Blomfield’s bill includes measures to set new rules around the affordability of loans, payday loan advertising, debt collection and payment, debt support, and penalties for companies who fail to comply with existing regulator guidance.
The details and strengths of the bill are straightforward. The Financial Conduct Authority (FCA), who take over from the OFT on regulating payday lenders in April 2014, will be able to cap the cost at which a lender can charge you for credit – which at the moment is around £30-35 per every £100 borrowed over a 30 day period – to a reasonable proportion of a borrower’s income.
Consider now how unreasonable this cost is today. Let’s say you take out £100 from a payday lender, typically you can end up paying back around £130, provided it’s paid back on time. If you arrange an authorised overdraft of £100 from your bank, for example, you would pay back £101.60, which includes the £100 principle and £1.60 in interest (though many banks allow overdrafts of this cost to be interest or fee-free).
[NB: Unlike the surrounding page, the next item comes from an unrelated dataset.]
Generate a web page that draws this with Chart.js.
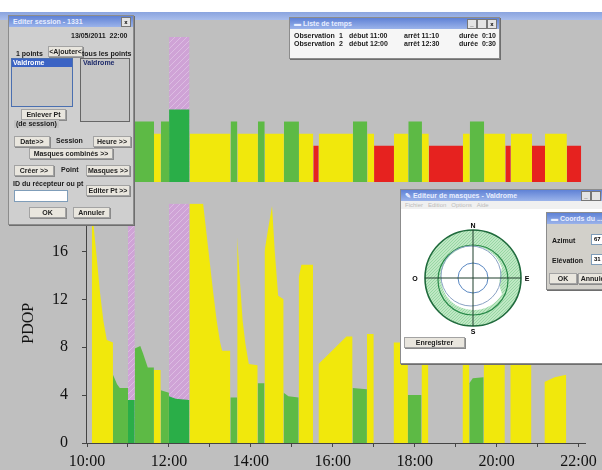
<!DOCTYPE html>
<html>
<head>
<meta charset="utf-8">
<script src="https://cdn.jsdelivr.net/npm/chart.js@4/dist/chart.umd.min.js"></script>
<style>
body { margin:0; width:602px; height:470px; background:#bfbfbf; position:relative; overflow:hidden; font-family:"Liberation Sans", Arial, sans-serif; }
#topwhite { position:absolute; left:0; top:0; width:602px; height:12px; background:#fff; }
#topbar { position:absolute; left:0; top:12px; width:602px; height:8px; background:linear-gradient(#8aa4df,#a9bdeb); }
.wrap { position:absolute; left:0; }
.win { position:absolute; background:#cfcfcf; border:1px solid #8c8c8c; box-shadow:1px 1px 0 #6e6e6e; overflow:hidden; }
.ttl { height:11px; background:linear-gradient(#5f82d6,#9bb3ea); color:#e8eeff; font:bold 7px "Liberation Sans", Arial; line-height:11px; padding-left:4px; white-space:nowrap; position:relative; }
.ttl .x { position:absolute; top:1px; width:8px; height:8px; background:#e4e4e4; border:1px solid #777; color:#000; font-size:6px; line-height:8px; text-align:center; }
.b { position:absolute; background:#e9e6de; border:1px solid #a3a3a3; box-shadow:1px 1px 0 #8a8a8a; font:bold 7px "Liberation Sans", Arial; color:#222; text-align:center; line-height:9px; height:9px; white-space:nowrap; }
.t { position:absolute; font:bold 7px "Liberation Sans", Arial; color:#1a1a1a; white-space:nowrap; line-height:8px; }
.inp { position:absolute; background:#fff; border:1px solid #7f9db9; font:bold 6px "Liberation Sans", Arial; line-height:9px; padding-left:2px; }
</style>
</head>
<body>
<div id="topwhite"></div>
<div id="topbar"></div>

<div class="wrap" style="top:20px"><canvas id="band" width="602" height="170"></canvas></div>
<div class="wrap" style="top:180px"><canvas id="pdop" width="602" height="290"></canvas></div>

<!-- Editer session -->
<div class="win" style="left:8px; top:15px; width:124px; height:208px;">
  <div class="ttl">Editer session - 1331<span class="x" style="right:2px">x</span></div>
  <div class="t" style="left:62px; top:16px; width:56px; text-align:right">13/05/2011&nbsp; 22:00</div>
  <div class="t" style="left:7px; top:34px">1 points</div>
  <div class="b" style="left:39px; top:30px; width:33px">&lt;Ajouter&lt;</div>
  <div class="t" style="left:73px; top:34px">tous les points</div>
  <div style="position:absolute; left:2px; top:42px; width:60px; height:47px; background:#c6c6c6; border:1px solid #4a6fb0;">
    <div style="background:#3b63c4; color:#fff; font:bold 7px 'Liberation Sans'; height:8px; line-height:8px; padding-left:1px">Valdrome</div>
  </div>
  <div style="position:absolute; left:71px; top:42px; width:48px; height:62px; background:#c6c6c6; border:1px solid #666;">
    <div style="color:#1d2a6a; font:bold 7px 'Liberation Sans'; height:8px; line-height:8px; padding-left:2px">Valdrome</div>
  </div>
  <div class="b" style="left:12px; top:93px; width:43px">Enlever Pt</div>
  <div class="t" style="left:5px; top:104px; background:#c4c4c4; padding:0 2px">(de session)</div>
  <div class="b" style="left:5px; top:120px; width:34px">Date&gt;&gt;</div>
  <div class="t" style="left:47px; top:121px">Session</div>
  <div class="b" style="left:84px; top:120px; width:36px">Heure &gt;&gt;</div>
  <div class="b" style="left:20px; top:132px; width:82px">Masques combinés &gt;&gt;</div>
  <div class="b" style="left:5px; top:149px; width:38px">Créer &gt;&gt;</div>
  <div class="t" style="left:52px; top:150px">Point</div>
  <div class="b" style="left:77px; top:149px; width:42px">Masques &gt;&gt;</div>
  <div class="t" style="left:4px; top:164px">ID du récepteur ou pt</div>
  <div class="inp" style="left:5px; top:174px; width:50px; height:10px"></div>
  <div class="b" style="left:77px; top:169px; width:42px">Editer Pt &gt;&gt;</div>
  <div class="b" style="left:20px; top:191px; width:35px">OK</div>
  <div class="b" style="left:64px; top:191px; width:35px">Annuler</div>
</div>

<!-- Liste de temps -->
<div class="win" style="left:289px; top:17px; width:209px; height:40px; background:#f6f6f6;">
  <div class="ttl">&#9644; Liste de temps
    <span class="x" style="right:22px">_</span><span class="x" style="right:12px"> </span><span class="x" style="right:2px">x</span>
  </div>
  <div class="t" style="left:4px; top:14px">Observation</div>
  <div class="t" style="left:49px; top:14px">1</div>
  <div class="t" style="left:59px; top:14px">début 11:00</div>
  <div class="t" style="left:114px; top:14px">arrêt 11:10</div>
  <div class="t" style="left:169px; top:14px">durée&nbsp; 0:10</div>
  <div class="t" style="left:4px; top:22px">Observation</div>
  <div class="t" style="left:49px; top:22px">2</div>
  <div class="t" style="left:59px; top:22px">début 12:00</div>
  <div class="t" style="left:114px; top:22px">arrêt 12:30</div>
  <div class="t" style="left:169px; top:22px">durée&nbsp; 0:30</div>
</div>

<!-- Editeur de masques -->
<div class="win" style="left:400px; top:189px; width:215px; height:173px; background:#fff;">
  <div class="ttl">&#9998; Editeur de masques - Valdrome
    <span class="x" style="right:25px">_</span><span class="x" style="right:15px"> </span></div>
  <div class="t" style="left:0; top:11px; width:215px; height:8px; background:#f0f0f0; color:#bbb; font-weight:normal; font-size:6px; padding-left:4px">Fichier&nbsp;&nbsp; Edition&nbsp;&nbsp; Options&nbsp;&nbsp; Aide</div>
  <svg style="position:absolute; left:0; top:0" width="140" height="150">
    <defs>
      <pattern id="mesh" width="3" height="3" patternUnits="userSpaceOnUse">
        <rect width="3" height="3" fill="#bfe8c4"/>
        <path d="M0 3 L3 0" stroke="#86d096" stroke-width="0.7"/>
      </pattern>
    </defs>
    <circle cx="72" cy="88" r="48" fill="url(#mesh)" stroke="#1f6a3c" stroke-width="1.6"/>
    <circle cx="72" cy="90" r="35" fill="none" stroke="#2a8a4a" stroke-width="1.2"/>
    <path d="M72 56 A32 32 0 0 1 101 78 Q96 92 101 104 A32 32 0 0 1 72 120 A32 32 0 0 1 72 56 Z" fill="#fff"/>
    <circle cx="70" cy="86" r="30" fill="none" stroke="#8aa2c4" stroke-width="1"/>
    <circle cx="72" cy="88" r="15" fill="none" stroke="#5a88c2" stroke-width="1"/>
    <line x1="24" y1="88" x2="120" y2="88" stroke="#1f3f2c" stroke-width="1"/>
    <line x1="72" y1="40" x2="72" y2="136" stroke="#1f3f2c" stroke-width="1"/>
    <text x="72" y="38" font-size="7" font-weight="bold" text-anchor="middle" font-family="Liberation Sans">N</text>
    <text x="72" y="144" font-size="7" font-weight="bold" text-anchor="middle" font-family="Liberation Sans">S</text>
    <text x="14" y="91" font-size="7" font-weight="bold" text-anchor="middle" font-family="Liberation Sans">O</text>
    <text x="126" y="91" font-size="7" font-weight="bold" text-anchor="middle" font-family="Liberation Sans">E</text>
  </svg>
  <div class="b" style="left:3px; top:147px; width:59px">Enregistrer</div>
</div>

<!-- Coords du ... -->
<div class="win" style="left:546px; top:212px; width:64px; height:76px; background:#d2d0ca;">
  <div class="ttl">&#9644; Coords du ...</div>
  <div class="t" style="left:5px; top:24px">Azimut</div>
  <div class="inp" style="left:44px; top:21px; width:16px; height:9px">67</div>
  <div class="t" style="left:5px; top:44px">Elévation</div>
  <div class="inp" style="left:44px; top:41px; width:16px; height:9px">31</div>
  <div class="b" style="left:2px; top:60px; width:26px">OK</div>
  <div class="b" style="left:31px; top:60px; width:30px">Annuler</div>
</div>

<script>
// PDOP curves, one list per colour, null = gap between passes
var yellowTimes = ['10:07','10:09','10:14','10:19','10:24','10:29','10:38', null,
  '11:38','11:48', null,
  '12:30','12:50','12:55','13:00','13:05','13:10','13:15','13:18','13:30', null,
  '13:40','13:44','13:48','13:52','13:57','14:10', null,
  '14:20','14:25','14:31','14:35','14:40','14:48', null,
  '15:10','15:14','15:31', null,
  '15:39','15:50','16:20','16:29', null,
  '16:50','17:00', null,
  '17:29','17:50', null,
  '18:10','18:20', null,
  '19:10','19:20', null,
  '19:41','20:12', null,
  '20:20','20:51', null,
  '21:10','21:25','21:42'];
var yellowPdop = [20.0, 18.5, 15.6, 12.6, 10.2, 8.6, 8.4, null,
  6.1, 6.1, null,
  20.0, 20.0, 17.5, 15.0, 12.5, 10.2, 8.4, 7.7, 7.7, null,
  17.2, 13.5, 10.2, 8.3, 6.6, 6.5, null,
  16.0, 17.8, 19.8, 16.0, 12.3, 12.0, null,
  13.8, 14.9, 14.9, null,
  6.6, 7.2, 8.9, 8.9, null,
  9.1, 9.1, null,
  8.4, 8.4, null,
  9.5, 9.5, null,
  8.8, 8.8, null,
  9.2, 9.2, null,
  9.0, 9.0, null,
  5.1, 5.5, 5.7];

var greenTimes = ['10:38','10:44','10:48','11:00', null,
  '11:10','11:18','11:22','11:29','11:38', null,
  '11:48','12:00', null,
  '13:30','13:40', null,
  '14:10','14:20', null,
  '14:48','14:55','15:10', null,
  '16:29','16:50', null,
  '17:50','18:10', null,
  '19:20','19:25','19:41'];
var greenPdop = [5.7, 4.9, 4.6, 4.6, null,
  7.9, 8.1, 7.5, 6.3, 6.3, null,
  4.4, 4.2, null,
  3.8, 3.8, null,
  5.0, 5.0, null,
  4.2, 3.9, 3.8, null,
  4.6, 4.5, null,
  4.0, 4.0, null,
  5.0, 5.4, 5.5];

// passes during the observation windows
var obsTimes = ['11:00','11:10', null, '12:00','12:10','12:30'];
var obsPdop = [3.6, 3.6, null, 3.9, 3.7, 3.6];

// observation windows (Liste de temps)
var obsStart = ['11:00', '12:00'];
var obsEnd = ['11:10', '12:30'];

// quality strip: R = red, Y = yellow, G = green, O = observed
var bandStart = ['10:07','10:38','11:00','11:10','11:38','11:48','12:00','12:30','13:30','13:40','14:10',
  '14:20','14:48','15:10','15:31','15:39','16:29','16:50','17:00','17:29','17:50','18:10','18:20',
  '19:10','19:20','19:41','20:12','20:20','20:51','21:10','21:42'];
var bandQuality = ['Y','G','O','G','Y','G','O','Y','G','Y','G',
  'Y','G','Y','R','Y','G','Y','R','Y','G','Y','R',
  'Y','G','Y','R','Y','R','Y','R'];
var bandStop = '22:03';
var bandLevel = { R: 3, Y: 4, G: 5, O: 6 };

var pdopTicks = [0, 4, 8, 12, 16, 20];
var hourTicks = [10, 11, 12, 13, 14, 15, 16, 17, 18, 19, 20, 21, 22];

var YELLOW = '#f1e80c', GREEN = '#5dba45', DARKGREEN = '#2aae48', RED = '#e6221f';

function toMin(t) { var p = t.split(':'); return +p[0] * 60 + +p[1]; }

function areas(times, values) {
  var pts = [], run = [];
  function flush() {
    if (!run.length) return;
    var a = run[0].x, b = run[run.length - 1].x;
    pts.push({x: a, y: 0});
    pts = pts.concat(run);
    pts.push({x: b, y: 0}, {x: b, y: null});
    run = [];
  }
  for (var i = 0; i < times.length; i++) {
    if (times[i] === null) flush();
    else run.push({x: toMin(times[i]), y: values[i]});
  }
  flush();
  return pts;
}

function blocks(starts, ends, h) {
  var pts = [];
  for (var i = 0; i < starts.length; i++) {
    var a = toMin(starts[i]), b = toMin(ends[i]);
    pts.push({x: a, y: 0}, {x: a, y: h}, {x: b, y: h}, {x: b, y: 0}, {x: b, y: null});
  }
  return pts;
}

function hatch() {
  var c = document.createElement('canvas');
  c.width = 6; c.height = 6;
  var g = c.getContext('2d');
  g.fillStyle = '#cfa3d6';
  g.fillRect(0, 0, 6, 6);
  g.strokeStyle = '#dcbde2';
  g.lineWidth = 1;
  g.beginPath();
  g.moveTo(0, 6); g.lineTo(6, 0);
  g.moveTo(-3, 3); g.lineTo(3, -3);
  g.moveTo(3, 9); g.lineTo(9, 3);
  g.stroke();
  return g.createPattern(c, 'repeat');
}

function area(pts, colour, order) {
  return { data: pts, backgroundColor: colour, borderWidth: 0, pointRadius: 0, fill: 'origin', tension: 0, order: order || 0 };
}

Chart.defaults.font.family = 'Liberation Serif';
Chart.defaults.animation = false;

var xMin = 598.5, xMax = 1330;
var pinkFill = hatch();

// quality strip above the graph
var bandEnd = bandStart.slice(1).concat([bandStop]);
var bandSets = [];
['O', 'G', 'Y', 'R'].forEach(function (q) {
  var s = [], e = [];
  bandQuality.forEach(function (v, i) { if (v === q) { s.push(bandStart[i]); e.push(bandEnd[i]); } });
  var col = q === 'O' ? DARKGREEN : q === 'G' ? GREEN : q === 'Y' ? YELLOW : RED;
  bandSets.push(area(blocks(s, e, bandLevel[q]), col));
});
bandSets.push(area(blocks(obsStart, obsEnd, 12), pinkFill, 2));

new Chart(document.getElementById('band'), {
  type: 'line',
  data: { datasets: bandSets },
  options: {
    responsive: false,
    layout: { padding: { left: 86, right: 16, top: 17, bottom: 8 } },
    plugins: { legend: { display: false }, tooltip: { enabled: false } },
    scales: {
      x: { type: 'linear', min: xMin, max: xMax, display: false },
      y: { min: 0, max: 12, display: false }
    }
  }
});

// PDOP graph
new Chart(document.getElementById('pdop'), {
  type: 'line',
  data: {
    datasets: [
      area(areas(obsTimes, obsPdop), DARKGREEN),
      area(areas(greenTimes, greenPdop), GREEN),
      area(areas(yellowTimes, yellowPdop), YELLOW),
      area(blocks(obsStart, obsEnd, 20), pinkFill, 2)
    ]
  },
  options: {
    responsive: false,
    layout: { padding: { left: 0, right: 16, top: 0, bottom: 0 } },
    plugins: { legend: { display: false }, tooltip: { enabled: false } },
    scales: {
      x: {
        type: 'linear', min: xMin, max: xMax,
        afterBuildTicks: function (s) { s.ticks = hourTicks.map(function (h) { return {value: h * 60}; }); },
        afterFit: function (s) { s.height = 27; },
        grid: { drawOnChartArea: false, tickLength: 4, color: '#444' },
        border: { color: '#444', width: 1 },
        ticks: {
          autoSkip: false, maxRotation: 0, padding: 5, color: '#111', font: { size: 16 },
          callback: function (v) { return (v / 60) % 2 === 0 ? (v / 60) + ':00' : ''; }
        }
      },
      y: {
        min: 0, max: 20,
        afterBuildTicks: function (s) { s.ticks = pdopTicks.map(function (v) { return {value: v}; }); },
        afterFit: function (s) { s.width = 86; },
        grid: { drawOnChartArea: false, tickLength: 4, color: '#444' },
        border: { color: '#444', width: 1 },
        ticks: { padding: 14, color: '#111', font: { size: 16 } },
        title: { display: true, text: 'PDOP', color: '#111', font: { size: 16 }, padding: { top: 19, bottom: 0 } }
      }
    }
  }
});
</script>
</body>
</html>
Let’s take another example. If you take out a payday loan of £300 (just above the average £270 which was borrowed in 2012) you would pay back £390 if you paid back on time after 30 days. With a credit union loan of £300 it would cost £4.47 in interest. Paying back £304.47 rather than £390 is a no-brainer.
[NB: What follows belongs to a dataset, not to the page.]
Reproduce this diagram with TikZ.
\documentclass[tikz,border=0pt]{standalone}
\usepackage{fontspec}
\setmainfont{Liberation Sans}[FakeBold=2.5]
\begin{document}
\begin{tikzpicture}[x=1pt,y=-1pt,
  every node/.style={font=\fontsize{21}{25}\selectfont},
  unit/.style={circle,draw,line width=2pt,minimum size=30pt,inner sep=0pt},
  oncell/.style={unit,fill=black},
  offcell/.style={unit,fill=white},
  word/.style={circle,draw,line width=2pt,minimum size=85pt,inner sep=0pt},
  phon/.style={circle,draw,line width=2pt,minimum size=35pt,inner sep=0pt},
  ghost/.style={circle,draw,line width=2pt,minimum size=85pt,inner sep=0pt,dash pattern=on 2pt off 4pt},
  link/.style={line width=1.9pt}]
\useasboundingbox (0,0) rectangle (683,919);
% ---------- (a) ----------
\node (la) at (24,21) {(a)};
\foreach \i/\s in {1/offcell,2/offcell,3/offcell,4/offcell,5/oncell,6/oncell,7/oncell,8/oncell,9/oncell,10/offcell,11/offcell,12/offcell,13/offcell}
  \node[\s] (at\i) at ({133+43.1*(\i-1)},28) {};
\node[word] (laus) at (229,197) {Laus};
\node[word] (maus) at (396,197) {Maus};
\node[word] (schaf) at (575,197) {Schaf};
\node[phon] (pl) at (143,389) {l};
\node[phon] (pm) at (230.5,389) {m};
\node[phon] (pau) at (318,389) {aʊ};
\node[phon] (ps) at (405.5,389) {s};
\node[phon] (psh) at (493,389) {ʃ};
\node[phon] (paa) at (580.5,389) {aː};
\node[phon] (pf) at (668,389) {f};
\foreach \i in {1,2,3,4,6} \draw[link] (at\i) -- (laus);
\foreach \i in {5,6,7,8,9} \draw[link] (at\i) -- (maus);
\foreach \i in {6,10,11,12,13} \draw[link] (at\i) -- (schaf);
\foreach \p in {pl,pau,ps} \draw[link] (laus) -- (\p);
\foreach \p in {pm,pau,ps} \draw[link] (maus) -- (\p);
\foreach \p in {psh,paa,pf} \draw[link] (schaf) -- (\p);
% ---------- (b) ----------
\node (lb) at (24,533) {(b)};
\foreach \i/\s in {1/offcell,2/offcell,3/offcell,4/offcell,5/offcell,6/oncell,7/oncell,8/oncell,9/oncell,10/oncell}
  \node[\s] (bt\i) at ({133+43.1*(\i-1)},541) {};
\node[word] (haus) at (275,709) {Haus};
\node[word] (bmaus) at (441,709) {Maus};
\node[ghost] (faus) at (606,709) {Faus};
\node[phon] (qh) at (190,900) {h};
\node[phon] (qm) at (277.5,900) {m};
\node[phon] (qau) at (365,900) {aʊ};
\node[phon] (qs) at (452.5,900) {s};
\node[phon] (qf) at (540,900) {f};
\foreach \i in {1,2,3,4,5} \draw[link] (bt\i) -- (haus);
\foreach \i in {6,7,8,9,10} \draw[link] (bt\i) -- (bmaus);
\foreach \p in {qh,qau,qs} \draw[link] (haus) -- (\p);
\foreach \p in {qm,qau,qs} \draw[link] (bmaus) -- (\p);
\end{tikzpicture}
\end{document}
The other strengths of the bill include setting advertising standards for the industry showing how much you could spend on a loan from a payday lender in pounds and pence, rather than at the annualised percentage rate (APR). Advertising would also have to show a “health warning” sign, to show that it is rarely the best form of credit to apply for in hard times.
The bill also calls for a freeze on all charges when a person with a payday loan misses a payment, the obligation for lenders to signpost free impartial advice on debt, and enforcement powers to be determined, such as compensation, if the details of this Act (if it becomes an Act) are breached.
What Paul Blomfield MP has done in his bill is absolutely necessary. The new FCA regulation was supposed to have teeth but as we find out more of the detail there are already gaps emerging. Furthermore the government, though in principle wanting to tackle predatory lending, are flagging. This bill is a corrective to all that.